%%

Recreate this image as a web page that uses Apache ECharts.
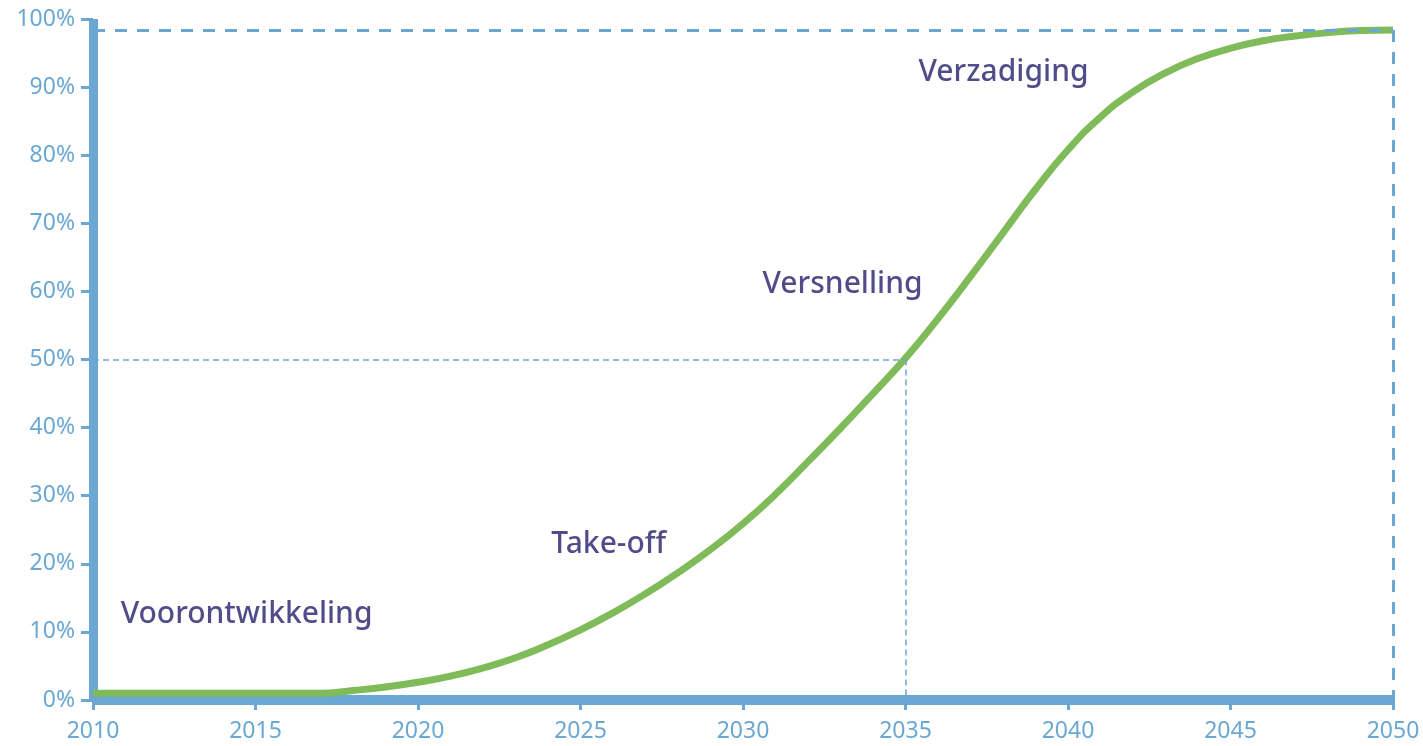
<!DOCTYPE html>
<html lang="nl">
<head>
    <meta charset="UTF-8">
    <title>S-curve transitie</title>
    <script src="https://cdn.jsdelivr.net/npm/echarts@6/dist/echarts.min.js"></script>
    <style>
        html, body { margin: 0; padding: 0; background: #fff; }
        #main { width: 1423px; height: 746px; }
    </style>
</head>
<body>
<div id="main"></div>
<script>
    // jaren en aandeel (%)
    var years = [2010, 2011, 2012, 2013, 2014, 2015, 2016, 2017, 2018, 2019,
                 2020, 2021, 2022, 2023, 2024, 2025, 2026, 2027, 2028, 2029,
                 2030, 2031, 2032, 2033, 2034, 2035, 2036, 2037, 2038, 2039,
                 2040, 2041, 2042, 2043, 2044, 2045, 2046, 2047, 2048, 2049, 2050];
    var share = [1, 1, 1, 1, 1, 1, 1, 1, 1.4, 1.9,
                 2.6, 3.5, 4.7, 6.2, 8.1, 10.3, 12.8, 15.6, 18.7, 22.1,
                 25.9, 30.2, 35.0, 39.9, 45.0, 50.2, 56.0, 62.2, 68.6, 75.0,
                 80.8, 85.6, 89.3, 92.1, 94.2, 95.7, 96.8, 97.5, 98.0, 98.3, 98.4];

    // fasen (tekst, jaar links van tekst, hoogte in %)
    var phaseNames = ['Voorontwikkeling', 'Take-off', 'Versnelling', 'Verzadiging'];
    var phaseYears = [2010.85, 2024.1, 2030.6, 2035.4];
    var phaseValues = [12.5, 22.8, 61, 92.2];

    // hulplijnen
    var midYear = 2035, midValue = 50;
    var endYear = 2050, topValue = 98.4;

    var blue = '#6aa8d3';
    var green = '#80bb5a';
    var purple = '#261e6c';

    var lineData = [];
    for (var i = 0; i < years.length; i++) {
        lineData.push([years[i], share[i]]);
    }
    var phaseData = [];
    for (var i = 0; i < phaseNames.length; i++) {
        phaseData.push({ name: phaseNames[i], value: [phaseYears[i], phaseValues[i]] });
    }

    var chart = echarts.init(document.getElementById('main'));
    var option = {
        animation: false,
        grid: { left: 93, right: 30, top: 19, bottom: 46 },
        xAxis: {
            type: 'value',
            min: 2010,
            max: 2050,
            interval: 5,
            splitLine: { show: false },
            axisLine: { lineStyle: { color: blue, width: 10, cap: 'butt' } },
            axisTick: { length: 10, lineStyle: { color: blue, width: 3 } },
            axisLabel: {
                color: blue, fontSize: 23, margin: 20,
                fontFamily: 'Noto Sans',
                formatter: function (v) { return String(v); }
            }
        },
        yAxis: {
            type: 'value',
            min: 0,
            max: 100,
            interval: 10,
            splitLine: { show: false },
            axisLine: { show: true, lineStyle: { color: blue, width: 9, cap: 'butt' } },
            axisTick: { show: true, length: 12, lineStyle: { color: blue, width: 3 } },
            axisLabel: {
                color: blue, fontSize: 23, margin: 18,
                fontFamily: 'Noto Sans',
                formatter: '{value}%'
            }
        },
        series: [{
            type: 'line',
            data: lineData,
            smooth: 0.5,
            showSymbol: false,
            lineStyle: { color: green, width: 7 },
            z: 3,
            markLine: {
                silent: true,
                symbol: 'none',
                label: { show: false },
                lineStyle: { color: blue, type: [6, 4], width: 1.5 },
                data: [
                    [{ coord: [2010, midValue] }, { coord: [midYear, midValue] }],
                    [{ coord: [midYear, midValue] }, { coord: [midYear, 0] }]
                ]
            }
        }, {
            type: 'line',
            data: [],
            z: 4,
            markLine: {
                silent: true,
                symbol: 'none',
                label: { show: false },
                lineStyle: { color: blue, type: [12, 10], width: 3 },
                data: [
                    [{ coord: [2010, topValue] }, { coord: [endYear, topValue] }],
                    [{ coord: [endYear, topValue] }, { coord: [endYear, 0] }]
                ]
            }
        }, {
            type: 'scatter',
            data: phaseData,
            symbolSize: 0,
            silent: true,
            label: {
                show: true,
                position: 'right',
                distance: 0,
                formatter: '{b}',
                color: purple,
                fontSize: 30,
                fontWeight: 500,
                fontFamily: 'Noto Sans'
            }
        }]
    };
    chart.setOption(option);
</script>
</body>
</html>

%%

* WORK TO BE COMPLETED: Copy the whole listing above word for word but do not carry over the pictures.

* FINAL RESULT:
Recreate this image as a web page that uses Apache ECharts.
<!DOCTYPE html>
<html lang="nl">
<head>
    <meta charset="UTF-8">
    <title>S-curve transitie</title>
    <script src="https://cdn.jsdelivr.net/npm/echarts@6/dist/echarts.min.js"></script>
    <style>
        html, body { margin: 0; padding: 0; background: #fff; }
        #main { width: 1423px; height: 746px; }
    </style>
</head>
<body>
<div id="main"></div>
<script>
    // jaren en aandeel (%)
    var years = [2010, 2011, 2012, 2013, 2014, 2015, 2016, 2017, 2018, 2019,
                 2020, 2021, 2022, 2023, 2024, 2025, 2026, 2027, 2028, 2029,
                 2030, 2031, 2032, 2033, 2034, 2035, 2036, 2037, 2038, 2039,
                 2040, 2041, 2042, 2043, 2044, 2045, 2046, 2047, 2048, 2049, 2050];
    var share = [1, 1, 1, 1, 1, 1, 1, 1, 1.4, 1.9,
                 2.6, 3.5, 4.7, 6.2, 8.1, 10.3, 12.8, 15.6, 18.7, 22.1,
                 25.9, 30.2, 35.0, 39.9, 45.0, 50.2, 56.0, 62.2, 68.6, 75.0,
                 80.8, 85.6, 89.3, 92.1, 94.2, 95.7, 96.8, 97.5, 98.0, 98.3, 98.4];

    // fasen (tekst, jaar links van tekst, hoogte in %)
    var phaseNames = ['Voorontwikkeling', 'Take-off', 'Versnelling', 'Verzadiging'];
    var phaseYears = [2010.85, 2024.1, 2030.6, 2035.4];
    var phaseValues = [12.5, 22.8, 61, 92.2];

    // hulplijnen
    var midYear = 2035, midValue = 50;
    var endYear = 2050, topValue = 98.4;

    var blue = '#6aa8d3';
    var green = '#80bb5a';
    var purple = '#261e6c';

    var lineData = [];
    for (var i = 0; i < years.length; i++) {
        lineData.push([years[i], share[i]]);
    }
    var phaseData = [];
    for (var i = 0; i < phaseNames.length; i++) {
        phaseData.push({ name: phaseNames[i], value: [phaseYears[i], phaseValues[i]] });
    }

    var chart = echarts.init(document.getElementById('main'));
    var option = {
        animation: false,
        grid: { left: 93, right: 30, top: 19, bottom: 46 },
        xAxis: {
            type: 'value',
            min: 2010,
            max: 2050,
            interval: 5,
            splitLine: { show: false },
            axisLine: { lineStyle: { color: blue, width: 10, cap: 'butt' } },
            axisTick: { length: 10, lineStyle: { color: blue, width: 3 } },
            axisLabel: {
                color: blue, fontSize: 23, margin: 20,
                fontFamily: 'Noto Sans',
                formatter: function (v) { return String(v); }
            }
        },
        yAxis: {
            type: 'value',
            min: 0,
            max: 100,
            interval: 10,
            splitLine: { show: false },
            axisLine: { show: true, lineStyle: { color: blue, width: 9, cap: 'butt' } },
            axisTick: { show: true, length: 12, lineStyle: { color: blue, width: 3 } },
            axisLabel: {
                color: blue, fontSize: 23, margin: 18,
                fontFamily: 'Noto Sans',
                formatter: '{value}%'
            }
        },
        series: [{
            type: 'line',
            data: lineData,
            smooth: 0.5,
            showSymbol: false,
            lineStyle: { color: green, width: 7 },
            z: 3,
            markLine: {
                silent: true,
                symbol: 'none',
                label: { show: false },
                lineStyle: { color: blue, type: [6, 4], width: 1.5 },
                data: [
                    [{ coord: [2010, midValue] }, { coord: [midYear, midValue] }],
                    [{ coord: [midYear, midValue] }, { coord: [midYear, 0] }]
                ]
            }
        }, {
            type: 'line',
            data: [],
            z: 4,
            markLine: {
                silent: true,
                symbol: 'none',
                label: { show: false },
                lineStyle: { color: blue, type: [12, 10], width: 3 },
                data: [
                    [{ coord: [2010, topValue] }, { coord: [endYear, topValue] }],
                    [{ coord: [endYear, topValue] }, { coord: [endYear, 0] }]
                ]
            }
        }, {
            type: 'scatter',
            data: phaseData,
            symbolSize: 0,
            silent: true,
            label: {
                show: true,
                position: 'right',
                distance: 0,
                formatter: '{b}',
                color: purple,
                fontSize: 30,
                fontWeight: 500,
                fontFamily: 'Noto Sans'
            }
        }]
    };
    chart.setOption(option);
</script>
</body>
</html>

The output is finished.